Achmad Sunjayadi menambahkan, jamu adalah ramuan tradisional yang semua bahan-bahannya dipetik langsung dari alam. “Jamu yang diolah secara tradisional menggunakan ramuan dari tumbuh-tumbuhan alam yang tumbuh dan ditemukan di Nusantara tanpa menggunakan bahan tambahan (zat kimia).”

Maka, sekalipun belum ada bukti ilmiah bahwa jamu mampu menangkal COVID-19, memori kolektif masyarakat Indonesia membawa jamu ke posisi penting dalam perlawanan COVID-19 hari ini. Bagaimana pun, jamu telah mendarah daging sebagai konsumsi herbal masyarakat Indonesia. Apalagi ketika pemanfaatan jamu dicontohkan oleh seorang presiden.

Kehadiran jamu di Nusantara telah ada sebelum era kolonial. Hal itu dibuktikan dengan adanya relief-relief di Candi Borobudur yang konon dibangun pada abad ke-9. Lebih detail, gambaran itu ditulis oleh pendiri Museum Indonesia, Jaya Suprana dalam buku "100 Tahun nusantara" (2000). Kisahnya diceritakan dalam tulisan berjudul Jamu: Masa Kini, Masa lalu dan Masa Depan.

Jaya Suprana mengungkap, jika orang-orang teliti terhadap relief-relief yang ada di Candi Borobudur, “kita dapat menemukan pohon kalpataru sebagai lambang kehidupan. Di dekat pohon kalpaltaru, tampil relief adegan orang-orang sedang meramu, menumbuk, memilis, sebagai proses mempersiapkan ramuan jamu.”

Menariknya lagi, dalam kelompok relief yang sama, ditemukan juga petunjuk penggunaan jamu untuk kaum dewasa dan anak-anak, disamping anjuran penggunaan jamu secara teratur dan berkesinambungan. Adanya relief tersebut menjadi bukti umur panjang jamu, bahkan sejak dahulu sebelum hadirnya industri jamu nasional nan modern.

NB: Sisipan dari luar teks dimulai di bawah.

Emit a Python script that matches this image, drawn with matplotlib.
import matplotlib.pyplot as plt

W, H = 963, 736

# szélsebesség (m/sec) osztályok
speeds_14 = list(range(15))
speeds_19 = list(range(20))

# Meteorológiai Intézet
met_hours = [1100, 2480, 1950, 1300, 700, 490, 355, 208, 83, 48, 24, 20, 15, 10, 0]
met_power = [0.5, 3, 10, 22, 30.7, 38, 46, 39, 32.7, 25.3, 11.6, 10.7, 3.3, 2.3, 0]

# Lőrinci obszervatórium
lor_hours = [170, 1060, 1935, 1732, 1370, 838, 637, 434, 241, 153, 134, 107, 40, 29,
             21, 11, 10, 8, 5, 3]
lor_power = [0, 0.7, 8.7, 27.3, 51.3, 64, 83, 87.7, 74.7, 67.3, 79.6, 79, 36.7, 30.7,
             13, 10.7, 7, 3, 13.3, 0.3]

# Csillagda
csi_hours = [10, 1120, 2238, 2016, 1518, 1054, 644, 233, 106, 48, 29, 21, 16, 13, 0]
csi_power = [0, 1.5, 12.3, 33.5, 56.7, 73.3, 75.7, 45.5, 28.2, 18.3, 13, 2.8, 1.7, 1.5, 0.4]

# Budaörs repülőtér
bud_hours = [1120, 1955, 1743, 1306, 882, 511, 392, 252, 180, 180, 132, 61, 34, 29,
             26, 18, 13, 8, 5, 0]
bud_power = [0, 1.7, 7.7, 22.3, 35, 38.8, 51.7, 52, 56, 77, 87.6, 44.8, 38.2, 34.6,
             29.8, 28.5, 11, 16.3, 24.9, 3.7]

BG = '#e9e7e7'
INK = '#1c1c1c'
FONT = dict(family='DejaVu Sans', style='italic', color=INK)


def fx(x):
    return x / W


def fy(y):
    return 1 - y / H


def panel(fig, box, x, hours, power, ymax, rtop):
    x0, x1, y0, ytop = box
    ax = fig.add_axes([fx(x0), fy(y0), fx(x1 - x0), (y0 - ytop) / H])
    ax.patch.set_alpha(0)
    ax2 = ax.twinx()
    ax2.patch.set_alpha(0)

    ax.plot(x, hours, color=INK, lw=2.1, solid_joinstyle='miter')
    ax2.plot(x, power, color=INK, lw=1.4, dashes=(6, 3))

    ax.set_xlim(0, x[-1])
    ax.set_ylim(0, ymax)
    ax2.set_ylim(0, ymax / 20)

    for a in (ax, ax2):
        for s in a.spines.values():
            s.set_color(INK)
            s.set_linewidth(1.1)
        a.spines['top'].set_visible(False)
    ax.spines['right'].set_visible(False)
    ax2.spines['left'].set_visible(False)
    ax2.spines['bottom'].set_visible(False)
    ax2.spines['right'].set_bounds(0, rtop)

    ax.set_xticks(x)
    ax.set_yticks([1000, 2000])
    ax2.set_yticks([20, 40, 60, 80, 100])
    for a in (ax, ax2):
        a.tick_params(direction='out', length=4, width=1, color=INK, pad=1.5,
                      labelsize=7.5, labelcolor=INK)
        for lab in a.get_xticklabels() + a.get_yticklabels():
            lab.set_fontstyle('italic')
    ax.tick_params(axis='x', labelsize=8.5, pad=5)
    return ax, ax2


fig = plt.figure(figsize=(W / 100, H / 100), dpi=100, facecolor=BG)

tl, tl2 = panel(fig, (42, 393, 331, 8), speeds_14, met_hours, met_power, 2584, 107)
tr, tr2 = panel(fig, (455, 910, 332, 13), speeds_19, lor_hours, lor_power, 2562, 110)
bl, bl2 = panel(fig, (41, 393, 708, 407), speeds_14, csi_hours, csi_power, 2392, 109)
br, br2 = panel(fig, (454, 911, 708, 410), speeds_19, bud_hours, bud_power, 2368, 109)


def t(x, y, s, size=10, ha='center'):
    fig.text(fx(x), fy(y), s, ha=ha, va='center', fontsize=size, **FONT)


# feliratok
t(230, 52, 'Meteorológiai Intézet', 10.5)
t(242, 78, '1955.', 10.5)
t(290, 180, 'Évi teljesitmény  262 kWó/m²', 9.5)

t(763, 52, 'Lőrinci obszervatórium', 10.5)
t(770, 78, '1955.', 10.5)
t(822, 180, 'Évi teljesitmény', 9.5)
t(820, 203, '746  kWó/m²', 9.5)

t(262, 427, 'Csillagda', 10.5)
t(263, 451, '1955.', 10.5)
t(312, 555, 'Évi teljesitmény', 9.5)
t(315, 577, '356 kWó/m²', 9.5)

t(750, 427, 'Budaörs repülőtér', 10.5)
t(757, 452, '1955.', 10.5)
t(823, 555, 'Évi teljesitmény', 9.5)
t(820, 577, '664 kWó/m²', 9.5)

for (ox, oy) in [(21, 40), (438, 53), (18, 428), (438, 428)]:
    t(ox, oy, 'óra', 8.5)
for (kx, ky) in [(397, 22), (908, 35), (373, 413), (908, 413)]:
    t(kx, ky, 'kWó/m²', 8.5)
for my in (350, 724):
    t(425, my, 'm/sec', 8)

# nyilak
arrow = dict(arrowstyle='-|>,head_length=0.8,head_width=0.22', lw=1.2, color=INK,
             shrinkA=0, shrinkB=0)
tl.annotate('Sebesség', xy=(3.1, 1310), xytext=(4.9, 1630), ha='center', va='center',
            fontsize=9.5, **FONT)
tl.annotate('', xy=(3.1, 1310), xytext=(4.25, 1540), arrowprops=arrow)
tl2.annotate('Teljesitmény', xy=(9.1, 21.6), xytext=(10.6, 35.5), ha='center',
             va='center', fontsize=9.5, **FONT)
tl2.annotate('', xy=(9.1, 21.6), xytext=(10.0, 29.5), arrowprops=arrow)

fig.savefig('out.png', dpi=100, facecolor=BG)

Semula, jamu hanya diberikan para orang tua kepada anak-anak mereka untuk menjaga kesehatan. Ada pun jamu yang diberikan para istri kepada kepada suami biasanya memiliki khasiat sehat, bugar, dan perkasa secara seksual.

Disamping itu, para istri pun mengkonsumsi jamu untuk dirinya sendiri demi kesegaran, kecantikan, dan kebahagiaan seksual rumah tangga. “Pada mulanya, jamu dibuat secara individu sebagai produk do-it-by-yourself di setiap rumah tangga,” tulis Jaya Suprana.

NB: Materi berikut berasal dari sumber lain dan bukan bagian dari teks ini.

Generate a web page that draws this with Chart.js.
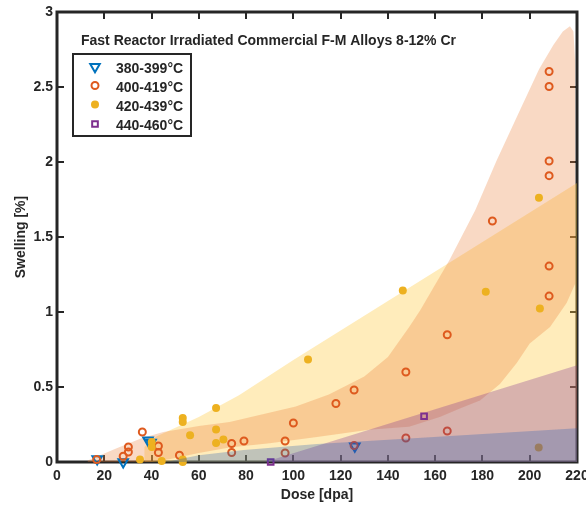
<!DOCTYPE html>
<html>
<head>
<meta charset="utf-8">
<script src="https://cdn.jsdelivr.net/npm/chart.js@4.4.0/dist/chart.umd.min.js"></script>
<style>
  html, body { margin: 0; padding: 0; background: #fff; }
  #wrap { width: 586px; height: 506px; }
</style>
</head>
<body>
<div id="wrap"><canvas id="swelling-graph" width="586" height="506"></canvas></div>
<script>
const chartTitle = 'Fast Reactor Irradiated Commercial F-M Alloys 8-12% Cr';
const xTitle = 'Dose [dpa]';
const yTitle = 'Swelling [%]';

const seriesLabels = ['380-399°C', '400-419°C', '420-439°C', '440-460°C'];
const seriesColors = ['#0072BD', '#DE5A1E', '#EDB120', '#7E2F8E'];

// measured points: dose [dpa] / swelling [%]
const dose380 = [17, 28, 38.5, 39.8, 126];
const swell380 = [0.02, 0.0, 0.145, 0.13, 0.105];

const dose400 = [16.8, 28, 30.2, 30.2, 36.1, 42.9, 42.9, 51.8, 73.9, 73.9, 79.1, 96.5, 96.5, 100,
                 118, 125.7, 125.7, 147.6, 147.6, 165.1, 165.1, 184.2, 208.2, 208.2, 208.2, 208.2, 208.2, 208.2];
const swell400 = [0.016, 0.038, 0.1, 0.067, 0.2, 0.107, 0.063, 0.045, 0.123, 0.063, 0.14, 0.14, 0.06, 0.26,
                  0.39, 0.48, 0.11, 0.6, 0.16, 0.848, 0.207, 1.607, 2.603, 2.503, 2.007, 1.909, 1.306, 1.106];

const dose420 = [35.1, 40.1, 40.1, 44.3, 53.2, 53.2, 53.2, 53.2, 56.3, 67.3, 67.3, 67.3, 70.4,
                 106.2, 146.3, 181.4, 203.9, 204.3, 203.8];
const swell420 = [0.016, 0.134, 0.1, 0.007, 0.294, 0.267, 0.016, 0.0, 0.178, 0.36, 0.216, 0.127, 0.15,
                  0.683, 1.144, 1.135, 1.762, 1.024, 0.096];

const dose440 = [90.4, 155.3];
const swell440 = [0.0, 0.305];

// shaded envelopes, outlines as [dose, swelling]
const band400Upper = [[13, 0], [13, 0.01], [25, 0.09], [36, 0.16], [45, 0.2], [60, 0.24], [73, 0.267],
  [101, 0.37], [115, 0.45], [130, 0.57], [140, 0.7], [149, 0.9], [153.6, 1.01], [166, 1.345],
  [177, 1.68], [186, 2.01], [196, 2.35], [204, 2.62], [210, 2.78], [214, 2.87], [217, 2.905],
  [218.5, 2.87], [219.2, 2.67], [219.4, 2.2], [219.3, 1.5], [219.2, 1.19]];
const band400Lower = [[13, 0], [40, 0], [48, 0.02], [60, 0.06], [73, 0.096], [90, 0.125], [110, 0.167],
  [132, 0.215], [149, 0.235], [162, 0.3], [170.5, 0.356], [179, 0.41], [187.4, 0.52], [194.5, 0.66],
  [200, 0.79], [208.6, 0.9], [215.6, 1.06], [219.2, 1.19]];
const band420Upper = [[37, 0], [37, 0.1], [42, 0.17], [60, 0.3], [77, 0.445], [100, 0.68], [220, 1.86], [220, 0]];
const band440Upper = [[88, 0], [220, 0.645], [220, 0]];
const band380Upper = [[46, 0], [60, 0.045], [79, 0.08], [110, 0.12], [149, 0.156], [220, 0.225], [220, 0]];

const xTicks = { min: 0, max: 220, step: 20 };
const yTicks = { min: 0, max: 3, step: 0.5 };

const textColor = '#262626';
const font14 = { family: 'Liberation Sans, Arial, sans-serif', size: 14, weight: 'bold' };

function toPoints(xs, ys) {
    return xs.map((x, i) => ({ x: x, y: ys[i] }));
}

function outline(pairs) {
    return pairs.map(([x, y]) => ({ x: x, y: y }));
}

function bandDataset(label, pairs, color, order) {
    return {
        type: 'line',
        label: label,
        data: outline(pairs),
        fill: 'shape',
        backgroundColor: color,
        borderColor: 'rgba(0,0,0,0)',
        borderWidth: 0,
        pointRadius: 0,
        tension: 0,
        order: order
    };
}

function pointDataset(i, xs, ys, style, order) {
    return Object.assign({
        type: 'scatter',
        label: seriesLabels[i],
        data: toPoints(xs, ys),
        clip: false,
        order: order
    }, style);
}

const pointStyles = [
    { pointStyle: 'triangle', pointRotation: 180, pointRadius: 5.5, pointBorderWidth: 2,
      pointBorderColor: seriesColors[0], pointBackgroundColor: 'rgba(0,0,0,0)' },
    { pointStyle: 'circle', pointRadius: 3.5, pointBorderWidth: 2,
      pointBorderColor: seriesColors[1], pointBackgroundColor: 'rgba(0,0,0,0)' },
    { pointStyle: 'circle', pointRadius: 4, pointBorderWidth: 0,
      pointBorderColor: seriesColors[2], pointBackgroundColor: seriesColors[2] },
    { pointStyle: 'rect', pointRadius: 4, pointBorderWidth: 2,
      pointBorderColor: seriesColors[3], pointBackgroundColor: 'rgba(0,0,0,0)' }
];

// axis frame with inward tick marks
const framePlugin = {
    id: 'frame',
    beforeDatasetsDraw(chart) {
        const { ctx, chartArea: a, scales: { x, y } } = chart;
        ctx.save();
        ctx.strokeStyle = textColor;
        ctx.lineWidth = 2;
        ctx.beginPath();
        x.ticks.forEach(t => {
            if (t.value <= xTicks.min || t.value >= xTicks.max) return;
            const px = Math.round(x.getPixelForValue(t.value));
            ctx.moveTo(px, a.bottom); ctx.lineTo(px, a.bottom - 7);
            ctx.moveTo(px, a.top); ctx.lineTo(px, a.top + 7);
        });
        y.ticks.forEach(t => {
            if (t.value <= yTicks.min || t.value >= yTicks.max) return;
            const py = Math.round(y.getPixelForValue(t.value));
            ctx.moveTo(a.left, py); ctx.lineTo(a.left + 7, py);
            ctx.moveTo(a.right, py); ctx.lineTo(a.right - 7, py);
        });
        ctx.stroke();
        ctx.lineWidth = 3;
        ctx.strokeRect(a.left, a.top, a.right - a.left, a.bottom - a.top);
        ctx.restore();
    }
};

// title and legend box inside the plot
const legendPlugin = {
    id: 'insideLegend',
    afterDraw(chart) {
        const ctx = chart.ctx;
        ctx.save();
        ctx.font = 'bold 14px Liberation Sans, Arial, sans-serif';
        ctx.fillStyle = textColor;
        ctx.textBaseline = 'alphabetic';
        ctx.textAlign = 'left';
        ctx.fillText(chartTitle, 81, 45);

        ctx.fillStyle = '#fff';
        ctx.fillRect(73, 54, 118, 82);
        ctx.lineWidth = 2;
        ctx.strokeStyle = textColor;
        ctx.strokeRect(73, 54, 118, 82);

        seriesLabels.forEach((label, i) => {
            const st = pointStyles[i];
            const base = 72.7 + i * 19;
            const my = [66.7, 85.5, 104.5, 124][i];
            ctx.fillStyle = st.pointBackgroundColor;
            ctx.strokeStyle = st.pointBorderColor;
            ctx.lineWidth = st.pointBorderWidth;
            Chart.helpers.drawPoint(ctx, {
                pointStyle: st.pointStyle,
                rotation: st.pointRotation || 0,
                radius: st.pointRadius,
                borderWidth: st.pointBorderWidth
            }, 95, my);
            ctx.fillStyle = textColor;
            ctx.fillText(label, 116, base);
        });
        ctx.restore();
    }
};

function createSwellingChart() {
    const ctx = document.getElementById('swelling-graph').getContext('2d');

    new Chart(ctx, {
        type: 'scatter',
        data: {
            datasets: [
                bandDataset('band 380', band380Upper, 'rgba(30, 90, 180, 0.28)', 0),
                bandDataset('band 440', band440Upper, 'rgba(126, 47, 142, 0.3)', 1),
                pointDataset(3, dose440, swell440, pointStyles[3], 2),
                pointDataset(2, dose420, swell420, pointStyles[2], 3),
                pointDataset(1, dose400, swell400, pointStyles[1], 4),
                pointDataset(0, dose380, swell380, pointStyles[0], 5),
                bandDataset('band 400', band400Upper.concat(band400Lower.slice().reverse()),
                    'rgba(235, 130, 60, 0.3)', 6),
                bandDataset('band 420', band420Upper, 'rgba(255, 200, 60, 0.35)', 7)
            ]
        },
        options: {
            responsive: false,
            animation: false,
            events: [],
            layout: { padding: { top: 12, right: 9, left: 0, bottom: 0 } },
            plugins: {
                legend: { display: false },
                tooltip: { enabled: false }
            },
            scales: {
                x: {
                    type: 'linear',
                    min: xTicks.min,
                    max: xTicks.max,
                    grid: { display: false, drawTicks: false },
                    border: { display: false },
                    ticks: { stepSize: xTicks.step, autoSkip: false, maxRotation: 0,
                             padding: 6, color: textColor, font: font14,
                             callback: v => String(v) },
                    title: { display: true, text: xTitle, color: textColor, font: font14,
                             padding: { top: 0, bottom: 2 } },
                    afterFit(s) { s.height = 44; s.paddingLeft = 0; s.paddingRight = 0; }
                },
                y: {
                    type: 'linear',
                    min: yTicks.min,
                    max: yTicks.max,
                    grid: { display: false, drawTicks: false },
                    border: { display: false },
                    ticks: { stepSize: yTicks.step, autoSkip: false,
                             padding: 4, color: textColor, font: font14,
                             callback: v => String(v) },
                    title: { display: true, text: yTitle, color: textColor, font: font14,
                             padding: { top: 13, bottom: 0 } },
                    afterFit(s) { s.width = 57; s.paddingTop = 0; s.paddingBottom = 0; }
                }
            }
        },
        plugins: [framePlugin, legendPlugin]
    });
}

document.addEventListener('DOMContentLoaded', createSwellingChart);
</script>
</body>
</html>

Atas kebiasaan minum jamu itu lah, beberapa peneliti Eropa kemudian datang dan mempelajari jamu. Uniknya, penggalian informasi terkait jamu banyak didapat dari perempuan Indo-Eropa, penjual jamu di pasar mau pun dukun.

Jamu kemudian semakin populer saat orang-orang Eropa banyak yang melakukan kawin campur. Di situlah percampuran budaya, termasuk ilmu pengobatan asing nan modern dan lokal bertemu. Maka, kegemaran masyarakat Indonesia terhadap jamu pun menular, terbawa kepada mereka orang Eropa.

Buktinya, bisa dilihat pada abad ke-17, kala seorang doter VOC di Batavia, Jacobus Bontius, mulai menaruh perhatian pada jamu lewat hadirnya buku berjudul De dicina Indorum (1642). Ada juga Mevrouw J.M.C Kloppenburg-Versteegh (1862-1948) yang gemar mencatat obat-obatan tradisional, khususnya jamu pada abad ke-19.

Ia tak cuma menyimpan pengetahuan itu di otaknya saja. Mevrouw menelurkan sebuah mahakarya terkenal dan laris pada masanya; Indische planten en haar geneeskracht (1907).

Walau begitu, tak sedikit pula yang tak menyukai bahkan jengkel dengan popularitas jamu saat itu. Alasannya, klasik, yaitu sekat rasial antara mereka bangsa Eropa dan pribumi. Dampaknya, kebanyakan orang Eropa menjadi enggan mengonsumsi jamu. Karenanya, untuk beberapa dekade, jamu sempat tergantikan dengan pengobatan barat.

Padahal, jamu dan pengobatan barat justru bisa berkolaborasi alias dapat saling mengisi, mendukung dan melengkapi dalam rangka membantu orang-orang untuk dapat terus sehat. Pun di saat-saat ini, ketika ancaman penularan COVID-19 meluas. Jangan-jangan, jamu benar-benar kunci, asal pemerintah berani mengambil tindakan yang bernama "riset".